Recommendation: Substitute CBOD5 for BOD5 in some cases.

In order to reduce their BOD5 values to meet compliance requirements, some operators try to suppress nitrification when they are not required to meet ammonia limits. This practice usually results in increased effluent toxicity and oxygen demand on the receiving waters. Therefore, to eliminate this situation and because the BOD5 test is not reflective of effluent quality under nitrifying conditions, the task force is recommending that a monthly average CBOD5 limit Of 25 mg/L be substituted for the current 30 mg/L monthly average BOD5 on a case-by-case basis when:

• a) parallel CBOD5 and BOD5 data (at the BOD5 permit test frequency for a time period of April through November) have been provided and show a problem with BOD5 compliance due to nitrification in the BOD5 test results and that the CBOD5 is not directly correlated with the BOD5 test results, and
   

• b) baseline influent and effluent ammonia, nitrite and nitrate data (same frequency and duration as the parallel CBOD5 and BOD5 data) have been provided.

Prior to relicensing facilities that have CBOD5 limits, the licensee and DEP should develop a procedure to determine whether nitrification is still occurring. This procedure should include submittal of information and data as outlined in conditions a) and b) above for the year prior to relicensing.

Finding: The literature and available knowledge about the management and control of sludge accumulation and algal growth in lagoons and ponds is limited.

Recommendation: Organizations that are interested in the operation of lagoons and ponds should continue to support the research of the management and control of sludge accumulation and algal growth in lagoons and ponds.

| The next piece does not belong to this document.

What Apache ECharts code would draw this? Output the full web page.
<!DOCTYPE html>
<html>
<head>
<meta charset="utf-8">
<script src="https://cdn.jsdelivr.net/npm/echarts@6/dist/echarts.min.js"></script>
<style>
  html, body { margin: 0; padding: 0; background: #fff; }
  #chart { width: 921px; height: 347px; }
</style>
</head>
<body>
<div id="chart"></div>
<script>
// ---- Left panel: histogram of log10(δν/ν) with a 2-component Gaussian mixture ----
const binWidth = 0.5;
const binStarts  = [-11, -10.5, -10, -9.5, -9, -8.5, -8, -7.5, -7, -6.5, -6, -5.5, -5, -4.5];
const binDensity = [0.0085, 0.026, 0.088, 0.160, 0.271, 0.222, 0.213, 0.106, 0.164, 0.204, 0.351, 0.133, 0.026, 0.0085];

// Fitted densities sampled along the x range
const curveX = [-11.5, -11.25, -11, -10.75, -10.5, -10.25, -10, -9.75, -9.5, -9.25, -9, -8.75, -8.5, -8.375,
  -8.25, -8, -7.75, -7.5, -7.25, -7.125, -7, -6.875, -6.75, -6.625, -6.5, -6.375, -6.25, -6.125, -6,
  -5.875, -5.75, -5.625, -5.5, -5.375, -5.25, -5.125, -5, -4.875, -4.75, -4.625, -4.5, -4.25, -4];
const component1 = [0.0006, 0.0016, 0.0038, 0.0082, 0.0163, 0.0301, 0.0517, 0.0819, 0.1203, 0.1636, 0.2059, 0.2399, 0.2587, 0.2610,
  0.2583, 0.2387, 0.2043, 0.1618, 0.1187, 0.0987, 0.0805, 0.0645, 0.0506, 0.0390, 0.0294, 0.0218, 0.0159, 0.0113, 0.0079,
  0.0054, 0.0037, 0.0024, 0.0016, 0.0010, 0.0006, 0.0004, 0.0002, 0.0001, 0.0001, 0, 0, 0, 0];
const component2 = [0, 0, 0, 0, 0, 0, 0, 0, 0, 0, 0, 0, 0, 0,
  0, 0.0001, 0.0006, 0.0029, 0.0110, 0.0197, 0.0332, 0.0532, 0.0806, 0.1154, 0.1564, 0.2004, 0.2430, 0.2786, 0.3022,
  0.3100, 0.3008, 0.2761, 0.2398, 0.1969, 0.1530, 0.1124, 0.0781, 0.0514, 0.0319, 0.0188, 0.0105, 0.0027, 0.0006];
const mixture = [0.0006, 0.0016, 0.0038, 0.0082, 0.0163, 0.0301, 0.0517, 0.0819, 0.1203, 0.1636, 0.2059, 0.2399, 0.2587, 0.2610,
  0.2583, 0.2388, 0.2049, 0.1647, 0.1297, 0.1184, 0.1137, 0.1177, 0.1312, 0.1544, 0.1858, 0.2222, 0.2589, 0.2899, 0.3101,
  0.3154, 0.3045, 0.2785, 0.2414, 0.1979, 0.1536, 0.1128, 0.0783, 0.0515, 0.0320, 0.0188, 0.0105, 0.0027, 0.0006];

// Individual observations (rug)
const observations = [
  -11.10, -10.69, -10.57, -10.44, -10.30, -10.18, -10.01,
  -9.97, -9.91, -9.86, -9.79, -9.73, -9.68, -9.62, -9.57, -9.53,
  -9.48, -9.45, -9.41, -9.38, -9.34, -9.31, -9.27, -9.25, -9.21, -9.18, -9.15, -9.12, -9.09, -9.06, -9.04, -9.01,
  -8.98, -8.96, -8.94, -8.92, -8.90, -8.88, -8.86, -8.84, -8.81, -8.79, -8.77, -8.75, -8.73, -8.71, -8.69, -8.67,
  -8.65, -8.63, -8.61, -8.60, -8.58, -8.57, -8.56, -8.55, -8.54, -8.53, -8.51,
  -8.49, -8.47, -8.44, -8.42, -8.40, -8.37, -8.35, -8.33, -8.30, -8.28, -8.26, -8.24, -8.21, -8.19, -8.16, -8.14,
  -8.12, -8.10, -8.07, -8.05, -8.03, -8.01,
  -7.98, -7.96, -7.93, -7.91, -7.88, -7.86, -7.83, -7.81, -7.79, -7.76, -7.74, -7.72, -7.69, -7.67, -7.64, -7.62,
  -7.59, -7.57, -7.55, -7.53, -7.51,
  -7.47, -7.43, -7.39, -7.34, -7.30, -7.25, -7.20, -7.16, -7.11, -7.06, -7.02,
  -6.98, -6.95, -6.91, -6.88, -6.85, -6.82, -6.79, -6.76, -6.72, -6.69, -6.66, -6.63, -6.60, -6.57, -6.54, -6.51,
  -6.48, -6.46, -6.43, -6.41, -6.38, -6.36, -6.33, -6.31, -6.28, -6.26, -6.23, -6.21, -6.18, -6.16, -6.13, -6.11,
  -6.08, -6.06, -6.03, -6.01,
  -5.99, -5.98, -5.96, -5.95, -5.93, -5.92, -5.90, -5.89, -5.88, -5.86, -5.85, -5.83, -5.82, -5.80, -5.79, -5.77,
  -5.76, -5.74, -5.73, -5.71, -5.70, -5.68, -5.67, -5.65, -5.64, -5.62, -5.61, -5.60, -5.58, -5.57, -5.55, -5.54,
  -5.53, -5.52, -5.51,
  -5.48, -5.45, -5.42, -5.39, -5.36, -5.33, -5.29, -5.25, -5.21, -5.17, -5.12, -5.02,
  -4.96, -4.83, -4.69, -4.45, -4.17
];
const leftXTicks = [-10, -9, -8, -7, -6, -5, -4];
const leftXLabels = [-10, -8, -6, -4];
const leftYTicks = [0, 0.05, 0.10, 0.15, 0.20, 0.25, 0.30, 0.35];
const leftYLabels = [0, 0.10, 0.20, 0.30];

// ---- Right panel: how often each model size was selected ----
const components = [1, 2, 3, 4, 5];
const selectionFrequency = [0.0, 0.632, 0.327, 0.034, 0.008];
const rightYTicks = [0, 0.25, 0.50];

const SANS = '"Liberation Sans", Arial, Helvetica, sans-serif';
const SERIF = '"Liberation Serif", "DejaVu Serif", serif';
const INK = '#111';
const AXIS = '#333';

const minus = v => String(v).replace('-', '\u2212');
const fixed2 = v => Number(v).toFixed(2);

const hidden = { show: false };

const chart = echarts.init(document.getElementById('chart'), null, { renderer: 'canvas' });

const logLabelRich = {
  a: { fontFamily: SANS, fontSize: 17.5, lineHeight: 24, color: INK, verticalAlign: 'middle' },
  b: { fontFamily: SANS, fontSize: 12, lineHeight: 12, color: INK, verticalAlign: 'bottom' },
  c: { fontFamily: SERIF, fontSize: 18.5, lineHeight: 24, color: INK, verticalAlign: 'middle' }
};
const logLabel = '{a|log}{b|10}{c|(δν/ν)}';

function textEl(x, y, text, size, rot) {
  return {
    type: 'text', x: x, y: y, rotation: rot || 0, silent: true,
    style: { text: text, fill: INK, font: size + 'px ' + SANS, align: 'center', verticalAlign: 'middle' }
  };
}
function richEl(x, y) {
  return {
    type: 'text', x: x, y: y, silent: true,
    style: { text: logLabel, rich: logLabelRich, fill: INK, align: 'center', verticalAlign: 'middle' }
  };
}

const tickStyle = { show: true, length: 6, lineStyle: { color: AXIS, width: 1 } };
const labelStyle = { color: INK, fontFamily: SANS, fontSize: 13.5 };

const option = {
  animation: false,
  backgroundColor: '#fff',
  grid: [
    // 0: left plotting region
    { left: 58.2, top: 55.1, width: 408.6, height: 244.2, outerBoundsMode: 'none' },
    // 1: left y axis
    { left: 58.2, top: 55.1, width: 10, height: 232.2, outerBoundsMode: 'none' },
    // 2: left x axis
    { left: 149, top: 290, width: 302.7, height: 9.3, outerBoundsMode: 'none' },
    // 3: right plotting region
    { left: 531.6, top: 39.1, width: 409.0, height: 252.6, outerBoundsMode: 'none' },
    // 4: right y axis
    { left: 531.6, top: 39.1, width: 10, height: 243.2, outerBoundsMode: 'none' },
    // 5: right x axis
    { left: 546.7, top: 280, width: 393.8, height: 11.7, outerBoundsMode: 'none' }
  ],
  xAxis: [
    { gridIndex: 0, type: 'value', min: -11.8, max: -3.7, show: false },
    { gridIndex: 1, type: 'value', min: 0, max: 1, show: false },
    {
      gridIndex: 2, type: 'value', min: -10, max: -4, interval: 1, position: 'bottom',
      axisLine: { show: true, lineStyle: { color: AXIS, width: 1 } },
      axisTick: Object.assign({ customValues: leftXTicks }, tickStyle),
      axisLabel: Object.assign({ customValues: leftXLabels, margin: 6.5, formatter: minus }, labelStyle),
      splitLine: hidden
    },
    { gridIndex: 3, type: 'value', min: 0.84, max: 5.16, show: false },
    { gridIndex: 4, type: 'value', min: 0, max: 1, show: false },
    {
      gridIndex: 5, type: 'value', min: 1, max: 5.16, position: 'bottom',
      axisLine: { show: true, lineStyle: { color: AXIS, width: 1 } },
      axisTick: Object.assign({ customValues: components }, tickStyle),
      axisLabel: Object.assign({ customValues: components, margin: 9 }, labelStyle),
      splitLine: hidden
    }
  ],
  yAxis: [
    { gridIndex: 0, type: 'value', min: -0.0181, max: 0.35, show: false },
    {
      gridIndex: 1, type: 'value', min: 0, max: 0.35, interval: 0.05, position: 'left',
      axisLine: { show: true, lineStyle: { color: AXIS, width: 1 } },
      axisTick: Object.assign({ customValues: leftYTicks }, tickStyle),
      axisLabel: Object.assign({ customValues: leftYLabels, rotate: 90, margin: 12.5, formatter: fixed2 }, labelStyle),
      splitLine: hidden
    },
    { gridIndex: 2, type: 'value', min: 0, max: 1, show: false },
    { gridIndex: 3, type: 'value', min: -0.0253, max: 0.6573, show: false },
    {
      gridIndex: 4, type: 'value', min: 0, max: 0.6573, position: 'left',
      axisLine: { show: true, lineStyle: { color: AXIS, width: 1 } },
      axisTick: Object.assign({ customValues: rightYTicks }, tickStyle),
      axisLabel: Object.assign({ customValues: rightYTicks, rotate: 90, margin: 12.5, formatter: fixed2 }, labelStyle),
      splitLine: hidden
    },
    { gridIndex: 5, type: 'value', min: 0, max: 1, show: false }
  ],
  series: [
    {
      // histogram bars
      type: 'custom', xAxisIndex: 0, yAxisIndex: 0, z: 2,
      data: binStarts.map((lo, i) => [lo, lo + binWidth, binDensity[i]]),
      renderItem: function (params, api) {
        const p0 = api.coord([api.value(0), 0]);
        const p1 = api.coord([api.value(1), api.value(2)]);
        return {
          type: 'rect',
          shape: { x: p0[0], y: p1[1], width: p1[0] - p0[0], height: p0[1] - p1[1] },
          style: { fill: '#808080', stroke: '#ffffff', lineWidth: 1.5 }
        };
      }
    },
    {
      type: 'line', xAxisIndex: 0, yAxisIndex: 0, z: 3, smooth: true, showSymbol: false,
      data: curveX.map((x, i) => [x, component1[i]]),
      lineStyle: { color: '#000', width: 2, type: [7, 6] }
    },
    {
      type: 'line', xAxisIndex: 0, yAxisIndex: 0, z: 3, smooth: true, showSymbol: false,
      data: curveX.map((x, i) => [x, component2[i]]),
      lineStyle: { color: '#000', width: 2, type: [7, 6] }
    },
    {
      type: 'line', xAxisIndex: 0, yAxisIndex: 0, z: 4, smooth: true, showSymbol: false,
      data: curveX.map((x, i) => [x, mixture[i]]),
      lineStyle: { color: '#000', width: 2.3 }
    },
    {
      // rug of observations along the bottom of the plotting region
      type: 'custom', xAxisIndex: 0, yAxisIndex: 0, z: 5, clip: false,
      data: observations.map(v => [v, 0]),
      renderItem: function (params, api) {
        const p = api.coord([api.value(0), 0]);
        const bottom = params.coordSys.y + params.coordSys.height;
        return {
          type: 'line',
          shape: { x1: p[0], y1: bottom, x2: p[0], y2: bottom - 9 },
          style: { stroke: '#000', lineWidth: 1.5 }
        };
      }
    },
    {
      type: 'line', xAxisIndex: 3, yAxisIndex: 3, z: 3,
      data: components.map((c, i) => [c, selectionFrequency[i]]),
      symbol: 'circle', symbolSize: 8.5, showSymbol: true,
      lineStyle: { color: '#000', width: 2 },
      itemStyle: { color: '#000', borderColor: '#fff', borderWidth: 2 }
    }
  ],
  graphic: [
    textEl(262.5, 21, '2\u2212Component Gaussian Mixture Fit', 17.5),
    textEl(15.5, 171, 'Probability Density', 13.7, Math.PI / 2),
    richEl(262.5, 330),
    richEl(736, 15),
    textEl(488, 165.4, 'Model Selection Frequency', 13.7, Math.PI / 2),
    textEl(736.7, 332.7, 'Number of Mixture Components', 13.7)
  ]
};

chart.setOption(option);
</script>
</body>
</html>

Finding: The current DEP 49 Form is designed for activated sludge systems.

Recommendation: The DEP should revise the 49 Form for parameters typically used at lagoon facilities and allow facilities to tailor it specifically for each individual lagoon system as needed.

Finding: The existing DEP data management system is inadequate, cumbersome, and inefficient.

Recommendation: Provide a computer system at lagoon facilities to store historical treatment reporting data and a means to transport data over a telephone line. The DEP should develop a computerized data management system to receive and store the data sent electronically.

Finding: Most of the lagoons in Maine are meeting secondary treatment permit requirements and are generally similar.

However, there is a wide variety of flexibility and amenities, i.e., the size and type of facilities, building space and layout, provided from one facility to another.

The newer facilities have benefited from the earlier lagoon designs, operational experience, and the advancement in technology. Those lagoon facilities with greater flexibility, such as, additional storage capabilities or long detention times, structures to vary the water level within lagoons, the latest equipment systems, i.e., grit removal, screening, instrumentation, and flow proportional discharge capabilities were found to produce high effluent quality along with being cost effective. Also, the operators task of meeting secondary permit requirements was made easier.

Recommendation: Adequate funding should be available to provide a consistent level of wastewater treatment and for the completion of the facilities.

Footnotes

A common misconception is that effluent BOD5 is residual influent BOD5- influent BOD5 is made up of two fractions -a  particulate fraction and a soluble fraction. In waste stabilization ponds, most of the particulate fraction is removed within hours by physical entrapment and adsorption. Removal of the soluble fraction takes a few days. Even at 10* C, the predicted effluent soluble BOD5 is less than 10 mg/L. Most of the particulate BOD5 in the effluent of waste stabilization ponds results from algae. Each milligram per liter of algae in the effluent exerts approximately 0.5 mg/L of BOD53As a rule-of-thumb, whenever the BOD5 values are greater than two-thirds of the corresponding TSS values (during the warmer months), the BOD5 values have been inflated by nitrification. Whenever the BOD5 values exceed those of the TSS, nitrification is significant.